If you are thinking about moving your cabin or log home, you are not alone. Many people weigh the option of moving their cabins each year. Many things will affect how successful the move will be and if it is cost affective to move your log home.
The simple answer to: Can A Log Home Be Moved?
The simple answer is: yes, in most cases a cabin/log home can be moved. Whether the move will be worth it, will depend on many factors such as: accessibility, age of the cabin, how far you need to move it, size of the cabin, and type of build.
Before you commit to moving a log home, you may want to consider these factors. Depending on your answer, it may make more sense to just build or buy another.
Factors To Consider
Size of the cabin/log home – If it is a small log home that can fit on a trailer in one piece, then the odd are in your favor. If you have a log home that is going to have to be broken down, then your project just became more expensive and the odds for damage have gone up. Even if cost is not a problem, you have to consider the risk of damage and putting the log home back together. Log homes that are larger will most likely have to be broken down. Larger loads can affect power lines and be quite expensive.

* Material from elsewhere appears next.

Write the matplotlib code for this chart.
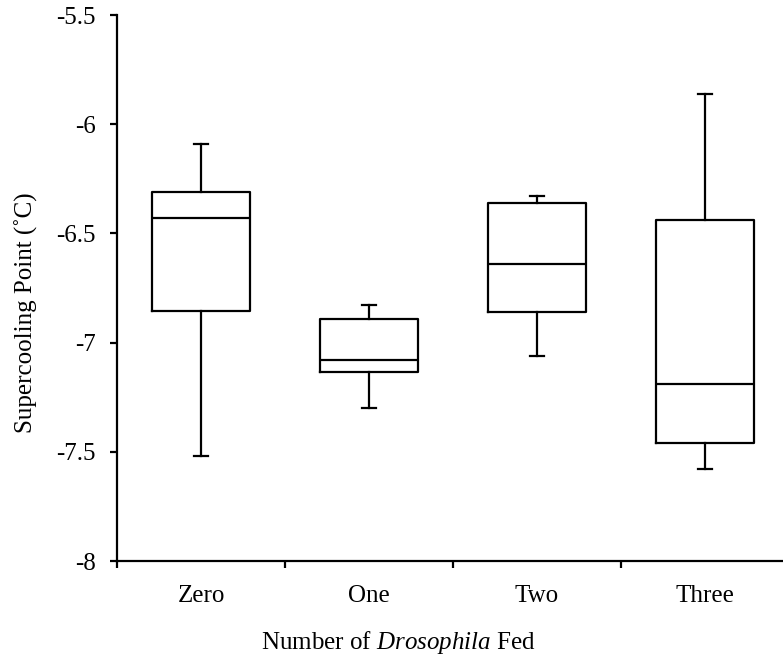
import matplotlib
matplotlib.use("Agg")
import matplotlib.pyplot as plt
from matplotlib.ticker import FixedLocator

plt.rcParams['font.family'] = ['Liberation Serif', 'DejaVu Serif']
plt.rcParams['mathtext.fontset'] = 'custom'
plt.rcParams['mathtext.rm'] = 'Liberation Serif'
plt.rcParams['mathtext.it'] = 'Liberation Serif:italic'

# Box plot summaries
groups = ["Zero", "One", "Two", "Three"]
whisker_high = [-6.09, -6.83, -6.33, -5.86]
q3 = [-6.31, -6.89, -6.36, -6.44]
median = [-6.43, -7.08, -6.64, -7.19]
q1 = [-6.855, -7.135, -6.86, -7.46]
whisker_low = [-7.52, -7.30, -7.06, -7.58]

stats = []
for i, name in enumerate(groups):
    stats.append({
        "label": name,
        "whishi": whisker_high[i],
        "q3": q3[i],
        "med": median[i],
        "q1": q1[i],
        "whislo": whisker_low[i],
        "fliers": [],
    })

fig = plt.figure(figsize=(7.83, 6.56), dpi=100)
ax = fig.add_axes([117 / 783, 95 / 656, 672 / 783, 546 / 656])

lw = 1.6
fs = 18
positions = [1, 2, 3, 4]
ax.bxp(stats, positions=positions, widths=0.58, capwidths=0.085,
       showfliers=False, patch_artist=False,
       boxprops=dict(color="black", linewidth=lw),
       whiskerprops=dict(color="black", linewidth=lw),
       capprops=dict(color="black", linewidth=lw),
       medianprops=dict(color="black", linewidth=lw))

ax.set_xlim(0.5, 4.5)
ax.set_ylim(-8, -5.5)
ax.set_yticks([-8, -7.5, -7, -6.5, -6, -5.5])
ax.set_yticklabels(["-8", "-7.5", "-7", "-6.5", "-6", "-5.5"])

ax.set_xticks(positions)
ax.set_xticklabels(groups)
ax.xaxis.set_minor_locator(FixedLocator([0.5, 1.5, 2.5, 3.5, 4.5]))
ax.tick_params(axis="x", which="major", length=0, pad=17, labelsize=fs)
ax.tick_params(axis="x", which="minor", length=5, width=lw, direction="out")
ax.tick_params(axis="y", length=5, width=lw, direction="out", pad=10.5, labelsize=fs)

for side in ["top", "right"]:
    ax.spines[side].set_visible(False)
for side in ["left", "bottom"]:
    ax.spines[side].set_linewidth(lw)

ax.set_ylabel("Supercooling Point (˚C)", fontsize=fs, ha="center", va="center")
ax.yaxis.set_label_coords((26 - 117) / 672, (561 - 313) / 546)
ax.set_xlabel("Number of $\\it{Drosophila}$ Fed", fontsize=fs, ha="center", va="baseline")
ax.xaxis.set_label_coords((398 - 117) / 672, -(649 - 561) / 546)

fig.savefig("out.png", dpi=100)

Age of the cabin/log home – Technology for log homes has come very far since the settling days. Treated logs and chinking, will allow modern log homes to last much longer. If your log home/cabin is older, it may not be worth trying to move it. Attempting to move a log home that is older could turn your move into a salvage job that will have destroyed a good cabin.
Accessibility – Most cabins and log homes are in very rural locations. This will not only affect your cost, but it will also change your method. In most cases, the log home will have to be broken down into sections. If you have easy access and wide roads, these section may be able to be larger sections. If your log home/cabin is in a rural spot, you may need to completely dismantle the cabin or make a better/wider road to it.
How far you need to move the cabin/log home – The distance of the move will directly affect your cost and how big the sections need to be. Moving a log home whole that is larger can require power lines to be moved, and permits. If it is short distance you may be able to get away with keeping your log home whole. Keeping it whole may save on the risk of damage of breaking it down into sections.
Type of build – Cabins come in a variety of builds. They can be kits, timber frame cabins, hand crafted, Amish built, or a mix. Typically kits and timber frame log homes are going to be the easiest to move. These are easily framed up and depending on the size can be moved whole or in large sections. When it comes to hand crafted cabins, the logs are usually sculpted to fit each other and can be very difficult to move.
When it comes down to it. You will want to consult with more than one moving company and possible a contractor. You will also want to weigh the cost and risk. It just might make more sense to build a new cabin. One last thing to consider is the value of the property that you are moving the cabin from. Land with a cabin is going to be worth more, than an empty parcel.